Por Carmen Silva*
Quem viu as ruas nas últimas manifestações não tem como negar. As mulheres estão dando o tom da revolta popular nesta conjuntura. A ânsia no estômago que estávamos sentindo, vendo os nossos parcos direitos virarem moeda de troca na queda de braços entre os poderosos de plantão no Congresso Nacional, chegou ao fim. O vômito veio com a força das entranhas que nós sabemos que temos. Sim, estamos nas ruas para gritar ‘nenhum direito a menos!’. Nós existimos, resistimos, e somos sujeitos de nossas vidas e de nossos sonhos.

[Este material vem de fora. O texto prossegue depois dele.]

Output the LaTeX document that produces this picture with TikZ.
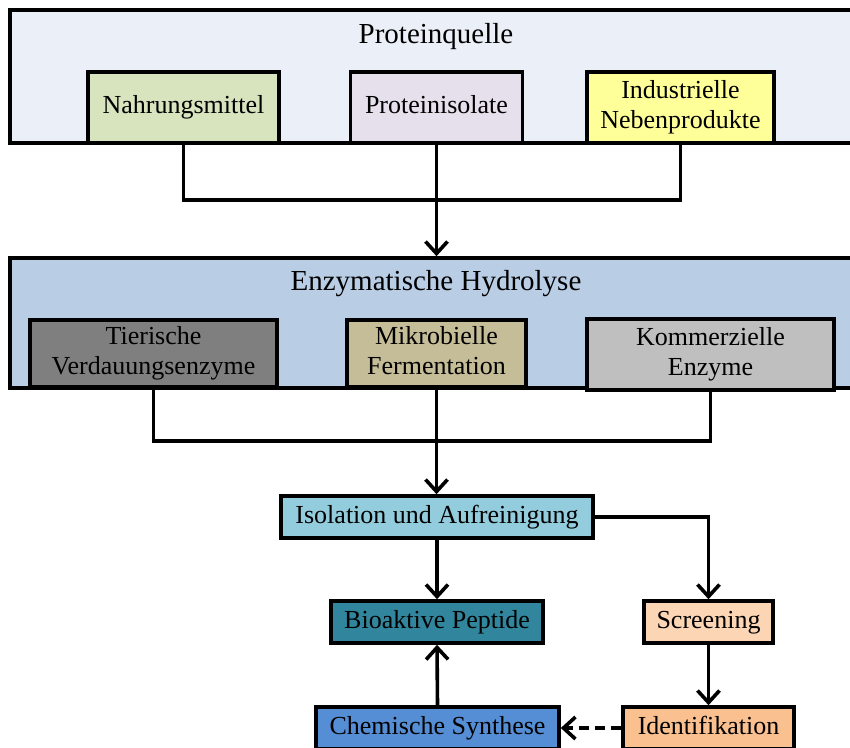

A primavera feminista é a desautorização popular de toda e qualquer tentativa de negociata com Cunha e seu grupo de direita fundamentalista. Nunca em nosso nome. Nenhum grupo político está autorizado a ceder aos imperativos da bancada BBB para garantir qualquer estabilidade que seja. Queremos que se mantenha no Brasil a institucionalidade duramente conquistada. Estamos vendo no mundo os resultados do destroçamento dos Estados em nome do lucro do capital acobertado pelas guerras santas. Cresce o racismo, a xenofobia, a exploração, a violência e a miséria. Os refugiados na Europa são o testemunho disso. O atentado em Paris também. No Brasil a tragédia anunciada das barragens de mineração em Minas Gerais são a triste denúncia de quanto vale a vida humana para o capital. Em Mariana a luta primeira dos atingidos é pelo direito de enterrar seus mortos e de continuar vivos.
Nós mulheres estamos nas ruas exigindo garantias de um Estado laico. Nossos corpos não podem ser submetidos à preceitos religiosos que não adotamos. A legalização do aborto é, sobretudo, o reconhecimento do Estado à nossa autonomia como pessoas. É também enfrentar o fato de que hoje o aborto não oferece riscos à saúde de quem pode pagar por bom atendimento médico, mesmo que ilegal. É uma luta assumida quase que exclusivamente pelo feminismo. Já é tempo de ouvirmos outras vozes neste coro. Não aguentamos mais ver mulheres pobres e negras morrendo por falta de atendimento.
A primavera das mulheres nas ruas foi plantada duramente em muitos invernos e verões, em muitas rodas de conversa, posts e memes; em muita violência enfrentada, conversa com as amigas, horas de reflexão… Este feminismo popular, negro, jovem e insurgente mostra a vitalidade da consigna que virou botons e camisetas ‘o feminismo é a ideia revolucionária de que as mulheres são gente’. E gente que tem força para mudar os rumos da história. Este ano, na Marcha das Margaridas, esta força veio dos povoados rurais e ocupou as ruas de Brasília com 70 mil mulheres que, num ato simbólico, viraram as costas para o Congresso Nacional, e levantaram suas bandeiras por desenvolvimento sustentável com democracia, justiça, autonomia, igualdade e liberdade. Ali começou a se alterar a correlação de forças polarizada e mais favorável à direita no primeiro semestre. Nesta semana uma nova vai chegar em Brasília. Vamos enegrecer o planalto. É a Marcha das Mulheres Negras contra o racismo, a violência e pelo bem viver. Gritaremos bem alto: ‘Racistas, não passarão! Machistas, não passaram!’. O feminismo está nas ruas denunciando que o modo de vida imposto pelo capitalismo precisa chegar ao fim! Queremos viver em condições dignas, com possibilidades de sonhar e construir um futuro onde a solidariedade seja a marca do cotidiano.